_Information supplied_
↓
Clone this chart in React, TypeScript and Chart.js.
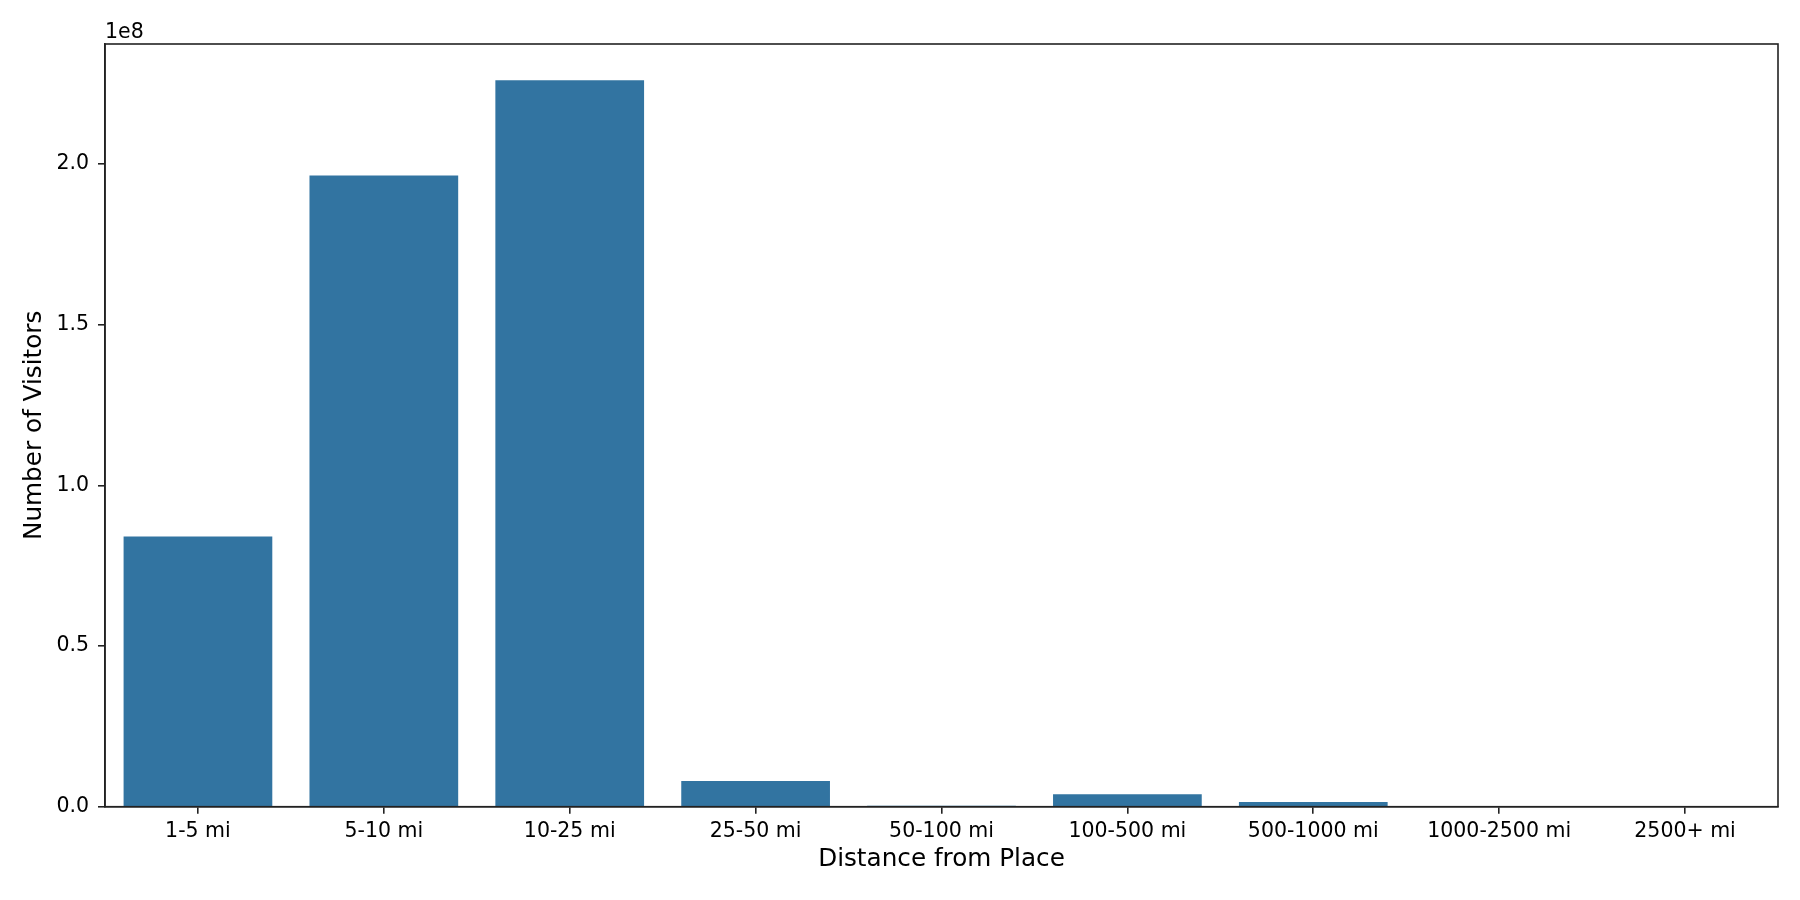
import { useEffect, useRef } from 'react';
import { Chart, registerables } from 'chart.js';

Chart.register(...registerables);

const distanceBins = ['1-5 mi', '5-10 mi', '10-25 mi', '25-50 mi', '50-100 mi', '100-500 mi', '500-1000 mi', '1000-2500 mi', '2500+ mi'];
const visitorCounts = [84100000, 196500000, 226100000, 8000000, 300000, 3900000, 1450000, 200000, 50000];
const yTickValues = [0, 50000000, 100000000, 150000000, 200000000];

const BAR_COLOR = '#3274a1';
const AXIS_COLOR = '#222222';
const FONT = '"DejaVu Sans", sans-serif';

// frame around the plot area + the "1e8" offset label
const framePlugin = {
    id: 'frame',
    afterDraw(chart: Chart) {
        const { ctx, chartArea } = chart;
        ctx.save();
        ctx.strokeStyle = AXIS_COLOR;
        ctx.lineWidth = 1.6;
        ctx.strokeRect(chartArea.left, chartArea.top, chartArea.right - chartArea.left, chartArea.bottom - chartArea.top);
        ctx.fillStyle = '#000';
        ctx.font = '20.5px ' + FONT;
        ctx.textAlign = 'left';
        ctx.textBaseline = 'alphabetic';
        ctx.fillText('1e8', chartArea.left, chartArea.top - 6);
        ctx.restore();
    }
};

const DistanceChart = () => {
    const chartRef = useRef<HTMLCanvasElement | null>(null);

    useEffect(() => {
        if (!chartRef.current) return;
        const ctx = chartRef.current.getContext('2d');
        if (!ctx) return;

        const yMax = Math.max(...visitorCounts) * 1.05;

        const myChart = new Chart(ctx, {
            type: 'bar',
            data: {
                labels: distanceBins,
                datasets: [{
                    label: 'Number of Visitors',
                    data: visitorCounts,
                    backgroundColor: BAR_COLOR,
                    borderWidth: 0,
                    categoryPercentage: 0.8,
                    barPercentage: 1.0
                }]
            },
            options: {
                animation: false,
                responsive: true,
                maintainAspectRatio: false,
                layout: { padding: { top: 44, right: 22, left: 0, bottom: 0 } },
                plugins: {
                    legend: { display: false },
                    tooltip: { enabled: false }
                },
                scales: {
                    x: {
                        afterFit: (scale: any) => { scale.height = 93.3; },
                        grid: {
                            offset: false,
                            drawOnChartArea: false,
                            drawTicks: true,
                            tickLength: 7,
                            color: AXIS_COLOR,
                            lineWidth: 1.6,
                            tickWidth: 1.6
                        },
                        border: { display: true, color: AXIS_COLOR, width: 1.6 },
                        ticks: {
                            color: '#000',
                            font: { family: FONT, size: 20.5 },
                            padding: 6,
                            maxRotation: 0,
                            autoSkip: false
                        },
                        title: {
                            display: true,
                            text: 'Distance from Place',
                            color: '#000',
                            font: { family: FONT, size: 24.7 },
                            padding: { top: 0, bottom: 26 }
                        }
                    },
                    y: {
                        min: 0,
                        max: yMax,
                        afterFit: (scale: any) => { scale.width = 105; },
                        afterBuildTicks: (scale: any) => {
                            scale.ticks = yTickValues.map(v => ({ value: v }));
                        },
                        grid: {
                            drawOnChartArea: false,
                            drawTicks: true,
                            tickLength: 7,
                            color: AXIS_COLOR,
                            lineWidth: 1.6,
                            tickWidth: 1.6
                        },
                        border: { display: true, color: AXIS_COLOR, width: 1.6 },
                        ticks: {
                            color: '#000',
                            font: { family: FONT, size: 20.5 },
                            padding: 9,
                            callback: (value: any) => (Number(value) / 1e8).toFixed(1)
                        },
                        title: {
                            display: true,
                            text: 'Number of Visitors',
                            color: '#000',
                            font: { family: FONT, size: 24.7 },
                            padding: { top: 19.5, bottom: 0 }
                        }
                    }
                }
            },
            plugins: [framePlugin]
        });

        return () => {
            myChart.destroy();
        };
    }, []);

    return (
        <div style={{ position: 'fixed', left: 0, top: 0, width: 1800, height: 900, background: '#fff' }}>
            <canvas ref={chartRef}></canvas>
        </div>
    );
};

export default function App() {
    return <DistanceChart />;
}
↑
_The request_
Make an exact copy of the data above, pictures excluded.

_Response to the task_
Clone this chart in React, TypeScript and Chart.js.
import { useEffect, useRef } from 'react';
import { Chart, registerables } from 'chart.js';

Chart.register(...registerables);

const distanceBins = ['1-5 mi', '5-10 mi', '10-25 mi', '25-50 mi', '50-100 mi', '100-500 mi', '500-1000 mi', '1000-2500 mi', '2500+ mi'];
const visitorCounts = [84100000, 196500000, 226100000, 8000000, 300000, 3900000, 1450000, 200000, 50000];
const yTickValues = [0, 50000000, 100000000, 150000000, 200000000];

const BAR_COLOR = '#3274a1';
const AXIS_COLOR = '#222222';
const FONT = '"DejaVu Sans", sans-serif';

// frame around the plot area + the "1e8" offset label
const framePlugin = {
    id: 'frame',
    afterDraw(chart: Chart) {
        const { ctx, chartArea } = chart;
        ctx.save();
        ctx.strokeStyle = AXIS_COLOR;
        ctx.lineWidth = 1.6;
        ctx.strokeRect(chartArea.left, chartArea.top, chartArea.right - chartArea.left, chartArea.bottom - chartArea.top);
        ctx.fillStyle = '#000';
        ctx.font = '20.5px ' + FONT;
        ctx.textAlign = 'left';
        ctx.textBaseline = 'alphabetic';
        ctx.fillText('1e8', chartArea.left, chartArea.top - 6);
        ctx.restore();
    }
};

const DistanceChart = () => {
    const chartRef = useRef<HTMLCanvasElement | null>(null);

    useEffect(() => {
        if (!chartRef.current) return;
        const ctx = chartRef.current.getContext('2d');
        if (!ctx) return;

        const yMax = Math.max(...visitorCounts) * 1.05;

        const myChart = new Chart(ctx, {
            type: 'bar',
            data: {
                labels: distanceBins,
                datasets: [{
                    label: 'Number of Visitors',
                    data: visitorCounts,
                    backgroundColor: BAR_COLOR,
                    borderWidth: 0,
                    categoryPercentage: 0.8,
                    barPercentage: 1.0
                }]
            },
            options: {
                animation: false,
                responsive: true,
                maintainAspectRatio: false,
                layout: { padding: { top: 44, right: 22, left: 0, bottom: 0 } },
                plugins: {
                    legend: { display: false },
                    tooltip: { enabled: false }
                },
                scales: {
                    x: {
                        afterFit: (scale: any) => { scale.height = 93.3; },
                        grid: {
                            offset: false,
                            drawOnChartArea: false,
                            drawTicks: true,
                            tickLength: 7,
                            color: AXIS_COLOR,
                            lineWidth: 1.6,
                            tickWidth: 1.6
                        },
                        border: { display: true, color: AXIS_COLOR, width: 1.6 },
                        ticks: {
                            color: '#000',
                            font: { family: FONT, size: 20.5 },
                            padding: 6,
                            maxRotation: 0,
                            autoSkip: false
                        },
                        title: {
                            display: true,
                            text: 'Distance from Place',
                            color: '#000',
                            font: { family: FONT, size: 24.7 },
                            padding: { top: 0, bottom: 26 }
                        }
                    },
                    y: {
                        min: 0,
                        max: yMax,
                        afterFit: (scale: any) => { scale.width = 105; },
                        afterBuildTicks: (scale: any) => {
                            scale.ticks = yTickValues.map(v => ({ value: v }));
                        },
                        grid: {
                            drawOnChartArea: false,
                            drawTicks: true,
                            tickLength: 7,
                            color: AXIS_COLOR,
                            lineWidth: 1.6,
                            tickWidth: 1.6
                        },
                        border: { display: true, color: AXIS_COLOR, width: 1.6 },
                        ticks: {
                            color: '#000',
                            font: { family: FONT, size: 20.5 },
                            padding: 9,
                            callback: (value: any) => (Number(value) / 1e8).toFixed(1)
                        },
                        title: {
                            display: true,
                            text: 'Number of Visitors',
                            color: '#000',
                            font: { family: FONT, size: 24.7 },
                            padding: { top: 19.5, bottom: 0 }
                        }
                    }
                }
            },
            plugins: [framePlugin]
        });

        return () => {
            myChart.destroy();
        };
    }, []);

    return (
        <div style={{ position: 'fixed', left: 0, top: 0, width: 1800, height: 900, background: '#fff' }}>
            <canvas ref={chartRef}></canvas>
        </div>
    );
};

export default function App() {
    return <DistanceChart />;
}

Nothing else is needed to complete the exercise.